Monday, November 9, 2009

Credit crunch? So what's new?

15 Jan 2009
As much as financially over-extended westerners might be worrying about the thought of tougher economic times ahead, with borrowing becoming more difficult (and many of us aren't even too concerned about this prospect yet), my days chatting with coffee farmers here in Guatemala are providing me with a timely reminder of what a more permanent lack of access to credit looks like.

At Trade Aid, we've long realised just how critical (lack of) access to finance is to very small-scale producers. With loans either unavailable or else exorbitantly expensive to most of the people who produce the things we buy, our willingness to offer advance payments is acutely appreciated by the groups we trade with.

Here in Central America, coffee farmers appear to be experiencing their worst growing season in decades. The 'tiempo loco' (crazy weather) has blown coffee off many trees, while in more sheltered areas lack of regular sunshine has allowed the spread of a coffee leaf spot disease known locally as 'ojo de gallo' ('rooster eye') that has reduced the harvest by around one third, and in other places the sheer variability of sun and rain has wrought havoc with the flowering and fruiting of coffee trees and thus hampered the crop considerably.

Farmers at Guaya'b, whom we buy from, are feeling the pinch. Frustratingly for them, they also know that the lower incomes they are are going get this year for their coffee will inhibit their ability to recover in the future. They won't have the capital required to make improvements in time for next year's harvest and nor can they expect to tackle the much more expensive job of replacing their aging or diseased trees. Many of the coffee trees in this part of the world are now 30 or 40 years old, and are well past their best producing years. But the short term cost of replacing these trees is considerable.
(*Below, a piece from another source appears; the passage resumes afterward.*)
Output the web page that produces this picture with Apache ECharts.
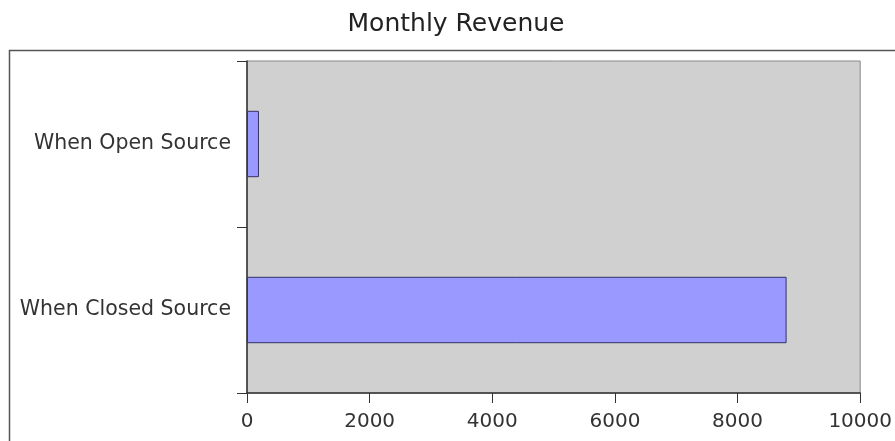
<!DOCTYPE html>
<html>
<head>
<meta charset="utf-8">
<script src="https://cdn.jsdelivr.net/npm/echarts@6/dist/echarts.min.js"></script>
<style>
  html, body { margin: 0; padding: 0; background: #fff; }
  #myChart { width: 895px; height: 441px; }
</style>
</head>
<body>
<div id="myChart"></div>
<script>
  // data
  const categories = ['When Closed Source', 'When Open Source'];
  const revenue = [8800, 195];
  const xTicks = [0, 2000, 4000, 6000, 8000, 10000];

  const chart = echarts.init(document.getElementById('myChart'));
  const option = {
    animation: false,
    title: {
      text: 'Monthly Revenue',
      left: 451,
      top: 7,
      textAlign: 'center',
      textStyle: {
        fontFamily: 'DejaVu Sans',
        fontWeight: 'normal',
        fontSize: 25,
        color: '#222'
      }
    },
    graphic: [{
      type: 'rect',
      shape: { x: 9.5, y: 50.5, width: 920, height: 420 },
      style: { fill: 'none', stroke: '#555', lineWidth: 1.5 },
      z: -1
    }],
    grid: {
      left: 247,
      top: 61,
      right: 32,
      bottom: 48,
      show: true,
      backgroundColor: '#d0d0d0',
      borderColor: '#8a8a8a',
      borderWidth: 1
    },
    xAxis: {
      type: 'value',
      min: xTicks[0],
      max: xTicks[xTicks.length - 1],
      interval: 2000,
      splitLine: { show: false },
      axisLine: { show: true, lineStyle: { color: '#333', width: 1.5 } },
      axisTick: { show: true, length: 10, lineStyle: { color: '#333' } },
      axisLabel: {
        margin: 19,
        fontFamily: 'DejaVu Sans',
        fontSize: 20,
        color: '#333',
        formatter: v => String(v)
      }
    },
    yAxis: {
      type: 'category',
      data: categories,
      axisLine: { show: true, lineStyle: { color: '#333', width: 1.5 } },
      axisTick: { show: true, length: 10, lineStyle: { color: '#333' } },
      axisLabel: {
        margin: 16,
        fontFamily: 'DejaVu Sans',
        fontSize: 20.5,
        color: '#333'
      }
    },
    series: [{
      type: 'bar',
      data: revenue,
      barWidth: '40%',
      itemStyle: {
        color: '#9999ff',
        borderColor: '#333366',
        borderWidth: 1
      }
    }]
  };
  chart.setOption(option);
</script>
</body>
</html>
Farmers could chop them down and replace them entirely (which would better in the long term, but is quite costly in the short term due to the amount of fertiliser a young seedling requires, on top of the loss of production for the three years that a replacement tree would need before it would bear fruit.) Or, they can cut back existing trees and wait for them to produce coffee from new growth (they'd still lose three years of production, but would have fewer short-term costs. On the other hand, the tree would already be old and less rigorous than a new plant in the longer term).

So, what to do? We've spent a lot of time discussing this. For now, farmers are resigned to an ongoing loss of production in an average year. Maybe at Trade Aid we can help provide more funding for tree replacement, a job we started this year with the co-op but on a small scale, and which we know would require an awful lot more money to do properly. The farmers we spoke with were quite happy to receive a soft loan for this task, for repayment over 5-10 years, but for most they know that this is a pipe dream. In practice most will shoulder on in the knowledge that their trees are dying, and that they have few viable options for other income at their stage in life.